In an eminent domain case in Montana, the plaintiff must show the desired assets are necessary for public use. The city took Mountain Water Co. and owner the Carlyle Group to court last spring to try to force a sale of the water utility to the municipality.
The city’s own experts contend that the Rattlesnake property is not necessary to the operation of the water system, Kappes said in an email.
If there is no necessity, there is no right to condemn private property.
The city is simply trying to get something its experts say it does not need and pay nothing for it.
The city of Missoula attempted an eminent domain takeover of Mountain Water in the 1980s, and it lost in the Montana Supreme Court. Mountain’s recent motion notes the Supreme Court found that Rattlesnake Creek was not necessary for operation of the water system.
The court brief also points to testimony from Nielsen.
He (Nielsen) took the conclusions from his report one step further when being deposed; in his deposition, he states flat out that the entire system is unnecessary, reads the brief.
When asked what the Rattlesnake Watershed System was, he (Nielsen) responded by stating, ‘It’s the dams, the lakes, the water rights, the operations facilities, the securities facilities, the pipelines, the valve control structures, everything required until 1983 to deliver water to the water system, the brief said.
That was the year Mountain Water Co. stopped using Rattlesnake Creek as a drinking water source, following an outbreak of giardia. The Missoula aquifer is now the city’s sole source of safe, clean drinking water.
To again utilize Rattlesnake Creek’s water would require construction of a treatment plant.
The brief notes another city witness agreed with Nielsen’s assessment, and it quotes a question and answer with both parties. Here’s the portion the brief pulled from Nielsen’s deposition:
It’s your opinion that the Rattlesnake watershed system, as you have defined it, is not necessary for the operation of the Mountain Water system as currently operating, correct?
Other than the quote from Nielsen, the brief omits any discussion or mention of water rights.
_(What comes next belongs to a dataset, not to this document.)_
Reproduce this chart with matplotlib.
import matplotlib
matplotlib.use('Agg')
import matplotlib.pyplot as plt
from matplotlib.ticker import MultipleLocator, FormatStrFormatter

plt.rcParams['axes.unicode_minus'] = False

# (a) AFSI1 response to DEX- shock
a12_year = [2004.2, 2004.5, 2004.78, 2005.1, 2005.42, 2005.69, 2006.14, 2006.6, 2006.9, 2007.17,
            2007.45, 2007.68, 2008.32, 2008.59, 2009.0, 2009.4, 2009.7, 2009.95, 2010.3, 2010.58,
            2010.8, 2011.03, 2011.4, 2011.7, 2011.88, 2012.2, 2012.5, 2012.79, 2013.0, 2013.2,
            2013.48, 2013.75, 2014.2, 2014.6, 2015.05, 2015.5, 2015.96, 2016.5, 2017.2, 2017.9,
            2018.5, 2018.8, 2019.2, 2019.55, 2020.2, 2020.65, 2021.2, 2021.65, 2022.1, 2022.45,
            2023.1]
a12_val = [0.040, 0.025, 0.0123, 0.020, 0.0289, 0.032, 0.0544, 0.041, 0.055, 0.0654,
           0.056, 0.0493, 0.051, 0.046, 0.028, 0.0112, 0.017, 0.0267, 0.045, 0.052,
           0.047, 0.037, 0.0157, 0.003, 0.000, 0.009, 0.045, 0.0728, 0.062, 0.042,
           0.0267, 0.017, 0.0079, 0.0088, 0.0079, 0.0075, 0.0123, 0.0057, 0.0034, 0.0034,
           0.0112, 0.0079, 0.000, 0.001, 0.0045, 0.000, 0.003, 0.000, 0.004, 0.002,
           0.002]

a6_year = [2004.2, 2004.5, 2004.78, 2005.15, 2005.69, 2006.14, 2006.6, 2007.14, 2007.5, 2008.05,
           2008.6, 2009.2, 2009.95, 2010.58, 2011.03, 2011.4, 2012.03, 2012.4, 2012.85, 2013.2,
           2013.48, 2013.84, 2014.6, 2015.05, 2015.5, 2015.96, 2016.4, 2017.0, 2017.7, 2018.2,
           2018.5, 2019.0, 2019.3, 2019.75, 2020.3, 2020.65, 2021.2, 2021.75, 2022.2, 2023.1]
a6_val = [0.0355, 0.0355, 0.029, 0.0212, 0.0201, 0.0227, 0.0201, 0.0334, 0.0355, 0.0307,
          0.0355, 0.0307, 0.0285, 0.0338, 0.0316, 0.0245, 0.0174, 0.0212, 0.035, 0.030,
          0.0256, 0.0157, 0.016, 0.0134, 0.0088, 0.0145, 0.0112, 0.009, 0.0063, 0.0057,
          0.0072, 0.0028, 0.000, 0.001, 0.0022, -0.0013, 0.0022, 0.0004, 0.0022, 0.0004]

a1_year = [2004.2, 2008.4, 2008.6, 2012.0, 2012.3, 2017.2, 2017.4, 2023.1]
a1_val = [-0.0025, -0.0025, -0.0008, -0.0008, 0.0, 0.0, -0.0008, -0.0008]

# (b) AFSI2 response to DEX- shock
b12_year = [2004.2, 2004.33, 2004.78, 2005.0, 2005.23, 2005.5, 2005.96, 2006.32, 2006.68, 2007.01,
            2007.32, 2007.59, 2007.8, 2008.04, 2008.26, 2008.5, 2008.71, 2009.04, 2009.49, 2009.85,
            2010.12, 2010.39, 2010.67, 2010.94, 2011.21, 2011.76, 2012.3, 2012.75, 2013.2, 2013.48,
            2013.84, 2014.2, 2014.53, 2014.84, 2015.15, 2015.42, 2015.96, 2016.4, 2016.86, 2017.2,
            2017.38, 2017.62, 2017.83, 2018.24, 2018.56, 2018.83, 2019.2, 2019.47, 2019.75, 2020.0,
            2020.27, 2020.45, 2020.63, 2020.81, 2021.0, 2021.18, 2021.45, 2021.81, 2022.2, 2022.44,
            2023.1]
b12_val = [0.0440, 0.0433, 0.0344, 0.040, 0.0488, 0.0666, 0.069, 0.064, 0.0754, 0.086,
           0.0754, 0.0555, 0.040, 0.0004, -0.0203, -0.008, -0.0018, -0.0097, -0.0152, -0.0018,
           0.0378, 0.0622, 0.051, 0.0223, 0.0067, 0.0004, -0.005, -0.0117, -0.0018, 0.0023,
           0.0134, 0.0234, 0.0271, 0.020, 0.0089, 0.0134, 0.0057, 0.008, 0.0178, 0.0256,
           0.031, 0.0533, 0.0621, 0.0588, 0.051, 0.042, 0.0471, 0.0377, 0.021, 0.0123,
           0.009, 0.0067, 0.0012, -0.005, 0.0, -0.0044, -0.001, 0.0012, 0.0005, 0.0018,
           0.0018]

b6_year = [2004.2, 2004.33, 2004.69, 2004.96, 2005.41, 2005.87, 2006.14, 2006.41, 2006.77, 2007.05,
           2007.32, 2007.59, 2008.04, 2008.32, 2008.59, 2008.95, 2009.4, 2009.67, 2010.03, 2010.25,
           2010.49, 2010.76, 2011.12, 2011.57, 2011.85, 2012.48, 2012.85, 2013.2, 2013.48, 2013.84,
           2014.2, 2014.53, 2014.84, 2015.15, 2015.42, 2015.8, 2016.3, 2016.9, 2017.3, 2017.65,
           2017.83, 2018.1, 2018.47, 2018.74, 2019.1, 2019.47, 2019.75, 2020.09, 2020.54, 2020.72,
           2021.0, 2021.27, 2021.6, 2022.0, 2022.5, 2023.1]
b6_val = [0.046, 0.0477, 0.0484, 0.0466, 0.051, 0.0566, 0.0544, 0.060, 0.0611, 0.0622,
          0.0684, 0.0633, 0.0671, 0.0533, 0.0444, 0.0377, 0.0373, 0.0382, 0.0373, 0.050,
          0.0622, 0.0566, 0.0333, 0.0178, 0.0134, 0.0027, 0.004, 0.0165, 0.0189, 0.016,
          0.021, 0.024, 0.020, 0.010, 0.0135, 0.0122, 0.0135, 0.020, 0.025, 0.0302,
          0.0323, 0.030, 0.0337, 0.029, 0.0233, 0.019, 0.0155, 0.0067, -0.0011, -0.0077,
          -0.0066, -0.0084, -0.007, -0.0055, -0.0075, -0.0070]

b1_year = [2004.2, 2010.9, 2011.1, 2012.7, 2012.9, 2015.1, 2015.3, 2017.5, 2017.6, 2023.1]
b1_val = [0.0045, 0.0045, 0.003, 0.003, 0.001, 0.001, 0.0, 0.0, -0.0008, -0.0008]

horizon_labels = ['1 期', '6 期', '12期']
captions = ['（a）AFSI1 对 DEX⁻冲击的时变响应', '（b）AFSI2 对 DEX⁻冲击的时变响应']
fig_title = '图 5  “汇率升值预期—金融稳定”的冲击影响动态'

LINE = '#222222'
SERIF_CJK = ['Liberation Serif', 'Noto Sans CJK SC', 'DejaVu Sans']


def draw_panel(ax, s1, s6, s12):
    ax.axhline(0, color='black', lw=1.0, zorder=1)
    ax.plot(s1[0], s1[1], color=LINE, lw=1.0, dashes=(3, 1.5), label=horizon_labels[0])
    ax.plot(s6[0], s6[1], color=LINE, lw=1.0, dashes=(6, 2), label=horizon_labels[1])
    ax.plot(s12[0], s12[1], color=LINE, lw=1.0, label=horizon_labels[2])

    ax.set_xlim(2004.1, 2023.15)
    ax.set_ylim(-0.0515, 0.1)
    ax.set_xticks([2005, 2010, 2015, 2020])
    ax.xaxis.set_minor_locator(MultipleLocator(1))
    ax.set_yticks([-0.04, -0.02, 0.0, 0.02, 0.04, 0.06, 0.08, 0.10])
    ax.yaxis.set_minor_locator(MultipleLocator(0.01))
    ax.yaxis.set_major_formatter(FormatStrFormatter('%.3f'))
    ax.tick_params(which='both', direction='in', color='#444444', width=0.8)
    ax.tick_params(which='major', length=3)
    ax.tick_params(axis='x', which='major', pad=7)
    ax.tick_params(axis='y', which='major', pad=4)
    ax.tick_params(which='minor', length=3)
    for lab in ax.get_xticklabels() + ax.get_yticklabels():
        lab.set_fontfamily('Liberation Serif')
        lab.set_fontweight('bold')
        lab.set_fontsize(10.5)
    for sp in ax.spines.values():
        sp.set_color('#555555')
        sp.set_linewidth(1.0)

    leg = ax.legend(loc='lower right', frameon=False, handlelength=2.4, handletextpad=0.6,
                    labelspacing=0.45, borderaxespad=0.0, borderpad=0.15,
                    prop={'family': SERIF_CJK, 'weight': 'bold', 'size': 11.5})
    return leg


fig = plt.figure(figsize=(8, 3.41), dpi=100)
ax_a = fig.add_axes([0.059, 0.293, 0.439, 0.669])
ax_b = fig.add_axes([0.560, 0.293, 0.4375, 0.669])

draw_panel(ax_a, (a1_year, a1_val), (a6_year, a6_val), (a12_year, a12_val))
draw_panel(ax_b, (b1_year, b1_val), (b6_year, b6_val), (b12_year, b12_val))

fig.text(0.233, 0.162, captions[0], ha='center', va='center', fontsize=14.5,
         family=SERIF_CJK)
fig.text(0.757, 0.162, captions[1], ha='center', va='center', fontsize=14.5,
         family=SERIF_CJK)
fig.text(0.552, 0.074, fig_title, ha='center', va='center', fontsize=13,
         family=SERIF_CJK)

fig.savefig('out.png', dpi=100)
Kappes, however, confirmed the motion addresses the entire system, including water rights.
In an interview, Nielsen said his comments about the Rattlesnake system’s lack of value to the utility are due in part to the deteriorated condition of infrastructure, such as dams – and the changed status of the Rattlesnake water rights.
He said Mountain Water transferred those rights to eight municipal wells, and it no longer uses them in the Rattlesnake, although it retained the option of doing so under certain conditions.
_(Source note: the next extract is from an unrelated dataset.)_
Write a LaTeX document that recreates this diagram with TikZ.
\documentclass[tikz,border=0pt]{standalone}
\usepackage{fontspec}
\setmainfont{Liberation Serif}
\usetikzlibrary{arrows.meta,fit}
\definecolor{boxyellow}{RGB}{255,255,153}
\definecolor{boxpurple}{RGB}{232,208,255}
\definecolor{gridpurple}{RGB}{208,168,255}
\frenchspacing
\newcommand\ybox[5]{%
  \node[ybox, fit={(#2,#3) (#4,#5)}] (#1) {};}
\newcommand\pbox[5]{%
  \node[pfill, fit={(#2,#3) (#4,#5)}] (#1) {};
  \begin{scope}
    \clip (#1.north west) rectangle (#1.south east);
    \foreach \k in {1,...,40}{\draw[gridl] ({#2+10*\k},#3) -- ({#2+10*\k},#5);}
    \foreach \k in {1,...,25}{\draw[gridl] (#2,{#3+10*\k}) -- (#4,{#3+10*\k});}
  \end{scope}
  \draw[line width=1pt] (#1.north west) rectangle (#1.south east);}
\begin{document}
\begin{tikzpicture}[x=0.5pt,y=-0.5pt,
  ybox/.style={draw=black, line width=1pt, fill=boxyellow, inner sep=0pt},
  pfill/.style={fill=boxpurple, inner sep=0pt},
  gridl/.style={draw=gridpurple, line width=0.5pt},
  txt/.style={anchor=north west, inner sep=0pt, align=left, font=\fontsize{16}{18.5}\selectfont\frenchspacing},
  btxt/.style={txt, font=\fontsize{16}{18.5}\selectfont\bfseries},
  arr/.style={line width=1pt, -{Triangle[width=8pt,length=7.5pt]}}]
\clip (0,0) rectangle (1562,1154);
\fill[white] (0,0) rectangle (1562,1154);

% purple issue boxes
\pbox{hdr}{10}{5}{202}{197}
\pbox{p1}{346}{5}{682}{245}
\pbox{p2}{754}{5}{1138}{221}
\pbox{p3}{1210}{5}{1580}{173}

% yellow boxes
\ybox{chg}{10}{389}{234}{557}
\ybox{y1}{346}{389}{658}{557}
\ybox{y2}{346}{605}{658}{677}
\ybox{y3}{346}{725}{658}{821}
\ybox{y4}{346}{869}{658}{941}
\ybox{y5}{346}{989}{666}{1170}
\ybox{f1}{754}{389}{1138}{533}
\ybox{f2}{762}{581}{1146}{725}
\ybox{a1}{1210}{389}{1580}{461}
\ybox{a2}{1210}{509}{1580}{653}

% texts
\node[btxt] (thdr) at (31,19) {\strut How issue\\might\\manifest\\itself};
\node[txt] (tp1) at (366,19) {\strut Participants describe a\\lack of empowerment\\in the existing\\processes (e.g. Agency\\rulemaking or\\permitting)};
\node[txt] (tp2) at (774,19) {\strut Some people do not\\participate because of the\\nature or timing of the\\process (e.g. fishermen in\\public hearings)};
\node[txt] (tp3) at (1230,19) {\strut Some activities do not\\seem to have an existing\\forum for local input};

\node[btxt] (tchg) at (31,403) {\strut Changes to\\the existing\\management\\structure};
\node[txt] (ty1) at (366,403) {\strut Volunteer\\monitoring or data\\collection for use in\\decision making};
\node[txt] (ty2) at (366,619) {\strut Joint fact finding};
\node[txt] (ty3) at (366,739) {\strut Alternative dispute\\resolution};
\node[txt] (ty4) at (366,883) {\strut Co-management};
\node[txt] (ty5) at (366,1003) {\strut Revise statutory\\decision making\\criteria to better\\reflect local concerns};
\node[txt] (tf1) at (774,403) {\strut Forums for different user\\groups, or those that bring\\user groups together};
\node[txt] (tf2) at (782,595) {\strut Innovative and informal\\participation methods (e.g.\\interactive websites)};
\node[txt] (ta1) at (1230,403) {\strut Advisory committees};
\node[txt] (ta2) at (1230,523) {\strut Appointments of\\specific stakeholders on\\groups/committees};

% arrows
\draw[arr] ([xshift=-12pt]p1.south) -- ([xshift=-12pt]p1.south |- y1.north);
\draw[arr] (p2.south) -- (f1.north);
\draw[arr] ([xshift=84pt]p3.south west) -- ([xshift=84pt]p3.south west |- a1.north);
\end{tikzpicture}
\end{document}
The rights are part of the utility, he said, and the community needs them for current and future water use.
Barbara Chillcott, a lawyer for the Clark Fork Coalition, said in the early 1980s, Mountain Water made the case that accessing the Rattlesnake rights via groundwater was the same as drawing from the surface water, given their connection.
That’s the legal status of the rights, she said; the coalition does not have a hydrologic analysis that confirms the connection.
Now, Chillcott said, Mountain Water is trying to demonstrate its surface rights could be used
in creative ways to provide mitigation water for new development in the Bitterroot watershed.
Karen Knudsen, director of the local water-quality watchdog group, said
it would be a beast of a process, but it could probably be done.
Knudsen said the coalition has been concerned about Mountain Water stripping water rights from the utility since global equity firm Carlyle bought the company in 2011. Critical decisions about water should be made based on community needs, not on maximum profit, she said.
Our question is, what good is a public drinking water utility without water rights? These water rights need to stay in the community, Knudsen said.
Kappes declined to address the status of Mountain’s Rattlesnake water rights, other than to say none of the individual assets are for sale.
Trial in the eminent domain case is set for March 18.
In the meantime, Algonquin Power and Utilities Corp. of Canada has proposed to purchase Mountain Water and its sister water companies in California from Carlyle.
The sale is pending with the Montana Public Service Commission and the California regulatory agency.